Source:
https://scmp.com/magazines/post-magazine/article/1962468/seattle-city-spaces-honour-chinese-civil-rights-workers
Magazines/ Post Magazine

Seattle city spaces honour Chinese civil-rights workers

Cantonese émigré Luke Chin, Seattle's first minority city councilman, and first aid pioneer Donnie Chin remembered

Chinatown in Seattle
Chinatown in Seattle
Chinatown in Seattle

Wing Luke and Donnie Chin, Chinese Seattleites who died 50 years apart, have both recently been recognised for their life's work in civil rights.

A Cantonese émigré born to a laundryman and grocer, Luke (1925-1965) rose to become Seattle's first minority city councilman and Washington state's first Asian assistant attorney general in the 1960s.

Donnie Chin (above) and Wing Luke (below, right) are being honoured by their hometown, Seattle.
Donnie Chin (above) and Wing Luke (below, right) are being honoured by their hometown, Seattle.
Wing Luke
Wing Luke

Last September, the state's attorney general dedicated to Luke the civil-rights unit of the office he served until he died, in a plane crash.

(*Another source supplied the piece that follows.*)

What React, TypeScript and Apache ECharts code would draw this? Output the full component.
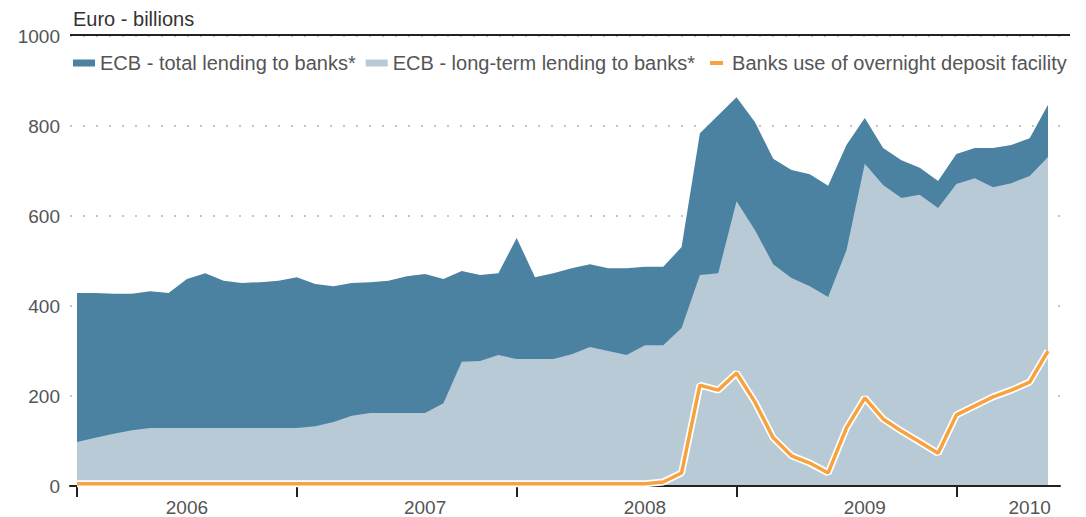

He already had a namesake museum, the Wing Luke Museum of Asian Pacific American Experience (dubbed the Wing), which opened in 1967 and later moved to its current location, a three-storey building in the Chinatown-International District that also houses several Chinese family associations.

Making up 4 per cent of the population, Chinese were the first Asians to settle in this northwest American coastal city, in the 1860s, arriving directly from Guangdong province or elsewhere in China, or relocating from California. These pioneer immigrants came to work as miners, loggers, fishermen, mill workers and domestics. As recession set in, racial tensions flared. The riot of 1886 saw the forced expulsion of about 350 Chinese men from the city.

Times have changed but the community remains rooted in self-reliance, and Donald "Donnie" G. Chin (1955-2015) was the embodiment of that spirit.

Besides running the family store, which was opened in 1911 by his grandfather, Chin founded - at the tender age of 13, according to his Seattle Times obituary - the International District Emergency Centre, to compensate for the slow response times by police and fire departments. Sometimes acting as a one-man patrol, Chin taught himself and others first aid.

Last summer, Chin died in the crossfire of a gang shoot-out. His murder remains unsolved. In February, a neighbourhood park was dedicated to him. City policy requires a person be deceased for at least three years before a park can be named in their honour, but the mayor, Ed Murray, made an exception.

"This is a fitting memorial for a man who dedicated his life to serving the children and residents of the neighbourhood he loved," Murray said.